Inside Entertainment,  Media Rants

Unhappily Ever After …

I try not to watch shit.

I’ll switch off. There are plenty of alternatives.

But if it’s something I have an emotional connection to, then I persevere. I know I shouldn’t. But it’s become analogous to self-mutilation. I know it’s wrong, I know it’s bad for me, but I want to – need to – feel some new pain to validate the experience.

Watching Star Trek: Picard (2020 – ), I can only think, What unholy shit is this? How can you get everything so wrong? How can you be so oblivious?

But why am I surprised? The Disney Star Wars Trilogy is bad. The DC incarnations of Batman and Superman are appalling. The rebooted Star Trek is horrible. The most recent Terminator movies are shitful. They’re positioning to ruin Buffy: The Vampire Slayer (1997 – 2003) next.

Why?

Why are these incarnations so bad?

That comes down to three reasons:

    1. Let me do it cooler. Because Superman ain’t cool as a boy scout. Why have somebody decent and moral and selfless when you can have a gloomy moronic imbecile lumbering around questioning his self-worth? Why should Luke Skywalker have braved all the shit he did, accomplished what he did, and come out of that optimistic and constructive and remain true to that moral fibre? Why should Jean-Luc Picard have aged into a measured, contemplative man, instead of a rambling, histrionic, self-pitying fool? Because all these new incarnations are cooler than characters who were comfortable in themselves. It’s cool to brood and be angry.
    2. Let me do it darker. Because dark is cool also, right? Christopher Nolan proved it with Batman Begins (2005) and The Dark Knight (2008). Forget that Batman is actually a dark character – a psychopath who’s channelled his rage into vigilantism. He’s really the equivalent of Dexter Morgan from Dexter (2006 – 2013), but just without the killing (hint, hint, DC!). Now let’s make everybody else like that. Because one coat fits everybody. And if it worked for Batman then why shouldn’t it work for Luke Skywalker?
    3. Let me subvert your expectations. Because you were probably sitting back thinking Luke had opened a Jedi Academy. You’d probably imagined that Jean-Luc Picard had retired a distinguished and decorated Starfleet Officer. You probably thought Sarah Connor emerged from the triumph of Terminator 2: Judgement Day (1991) and found peace, or maybe even became some Gandhi-like guru preaching peace and unity.

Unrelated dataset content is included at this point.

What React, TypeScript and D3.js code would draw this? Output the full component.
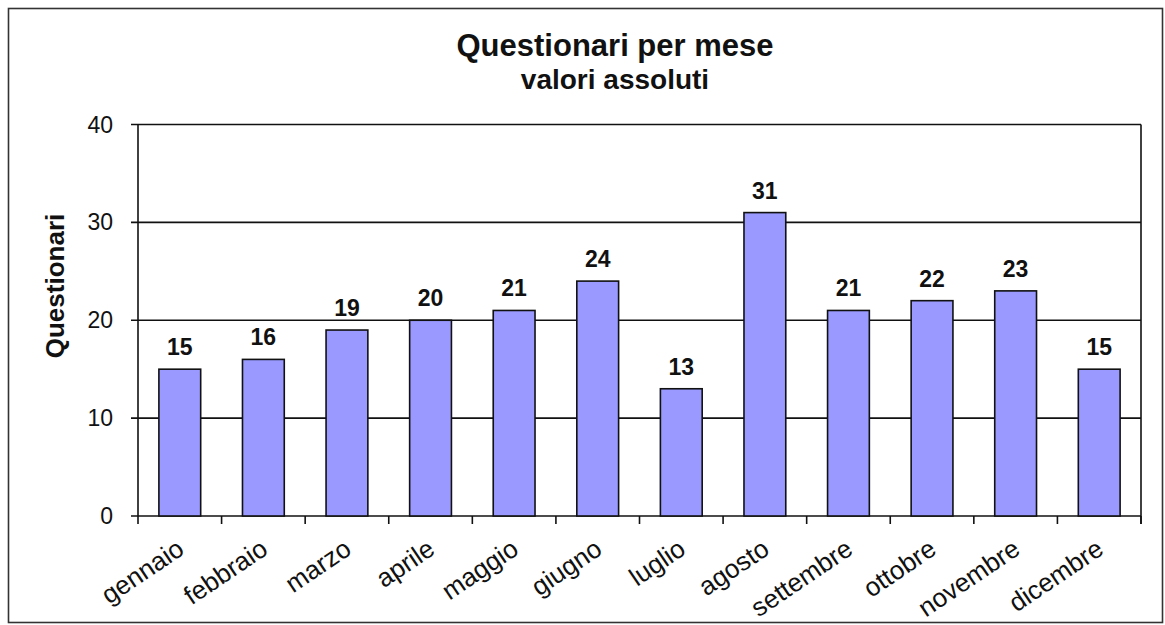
import React from "react";
import * as d3 from "d3";

const months = ["gennaio","febbraio","marzo","aprile","maggio","giugno","luglio","agosto","settembre","ottobre","novembre","dicembre"];
const values = [15,16,19,20,21,24,13,31,21,22,23,15];
const yTicks = [0,10,20,30,40];
const title = "Questionari per mese";
const subtitle = "valori assoluti";
const yLabel = "Questionari";

export default function App() {
  const W = 1165, H = 625;
  const left = 138, right = 1141, top = 124.5, bottom = 516;
  const x = d3.scaleBand<string>().domain(months).range([left, right]).paddingInner(0.5).paddingOuter(0.25);
  const xb = d3.scaleBand<string>().domain(months).range([left, right]);
  const y = d3.scaleLinear().domain([0, 40]).range([bottom, top]);
  const font = "'Liberation Sans', Arial, sans-serif";
  const edges = d3.range(months.length + 1).map(i => left + i * xb.step());
  return (
    <svg width={W} height={H} style={{ position: "absolute", left: 0, top: 0, background: "#fff" }} fontFamily={font}>
      <rect x={8.5} y={8.5} width={1154} height={614} fill="#fff" stroke="#333" strokeWidth={1.6} />
      <text x={615} y={56} textAnchor="middle" fontSize={31} fontWeight="bold" fill="#111">{title}</text>
      <text x={615} y={89} textAnchor="middle" fontSize={28} fontWeight="bold" fill="#111">{subtitle}</text>
      {yTicks.map(t => (
        <g key={t}>
          <line x1={left - 7} x2={right} y1={y(t)} y2={y(t)} stroke="#111" strokeWidth={1.6} />
          <text x={113} y={y(t) + 8} textAnchor="end" fontSize={23} fill="#111">{t}</text>
        </g>
      ))}
      <line x1={left} x2={left} y1={top} y2={bottom} stroke="#111" strokeWidth={1.6} />
      <line x1={right} x2={right} y1={top} y2={bottom + 8} stroke="#111" strokeWidth={1.6} />
      {edges.map((e, i) => (
        <line key={i} x1={e} x2={e} y1={bottom} y2={bottom + 8} stroke="#111" strokeWidth={1.6} />
      ))}
      {months.map((m, i) => {
        const v = values[i];
        const bx = x(m)!;
        const cx = bx + x.bandwidth() / 2;
        return (
          <g key={m}>
            <rect x={bx} y={y(v)} width={x.bandwidth()} height={bottom - y(v)} fill="#9999FF" stroke="#111" strokeWidth={1.6} />
            <text x={cx} y={y(v) - 14} textAnchor="middle" fontSize={23} fontWeight="bold" fill="#111">{v}</text>
            <text transform={`translate(${cx + 6},${553}) rotate(-34)`} textAnchor="end" fontSize={26} fill="#111">{m}</text>
          </g>
        );
      })}
      <text transform={`translate(64,286) rotate(-90)`} textAnchor="middle" fontSize={26} fontWeight="bold" fill="#111">{yLabel}</text>
    </svg>
  );
}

But none of that happened. Fairy-tales often finish, And they lived happily ever after. Movies used to imply that in their conclusions. We wanted to think our beloved characters emerged from their hardships to find some joy and fulfillment in their lives.

Nope.

I mightn’t have a problem with this if it was causal. Wolverine is leading a shitty life in Logan (2017), but this is a genuine extrapolation of the character we’ve known – he was always angry and rebellious and struggling to find a sense of purpose in the world. Now he’s taking care of the one man – Charles Xavier – who took care of him, while combating his own sudden frailty.

Even James Kirk is discontent when Star Trek II: The Wrath of Khan (1982) begins. Kirk has led two highly successful five-year missions. He’s decorated. He’s entering middle-age. And he’s now an admiral. So why is he troubled? Because Kirk recognises he’s surrendered his passion (command and exploration) for some shallow prestige – a position that is expected of an officer of his years.  Throughout Star Trek II: The Wrath of Khan, Kirk learns that age should have nothing to do with who he is. Spock’s sacrifice teaches him he has to live for the moment – and that means pursuing what he does best.

Even a movie as problematic as Indiana Jones and the Kingdom of the Crystal Skull (2008) explores that Indiana is being left behind – his best friend and his father have passed, and he’s no longer the swashbuckling hero he used to be. This is an authentic representation of the character in his latter years.

But none of this happens anymore.

If you wrote a sequel to Jane Austen’s Pride and Prejudice, Mr Darcy would be an alcoholic gambler who’s lost a leg and is constantly flirting with the maids, while Elizabeth would become a shrew who developed an opium habit and steals a baby to fake a pregnancy because she can’t conceive.

Audiences would sit back and shriek if that story played out. And they’d root for these two characters to rediscover one another. It’s all about getting them back to the implied, And they lived happily ever after. So they’re not actually growing. They’re just reverting. That’s their whole journey: reversion to how we knew them, or expected them to be.

Just as Superman realised he should be a hero we’ve always known.

Just as Luke Skywalker realised he should be the leader everybody expected.

Just as Sarah Connor realised that she should retain her hope for a better future.

It’s seriously shit.

Storytellers who pick up these legacies – whether they’re established film or television characters, or characters who come from long, storied source material – have a responsibility to be true to who these characters are.

It’s not a hard concept.

I’m sure these characters have plenty of authentic stories that could be told.

Just not this shit that’s being meted out.

As a friend put it, if you want to make shit, build your own property and do it there.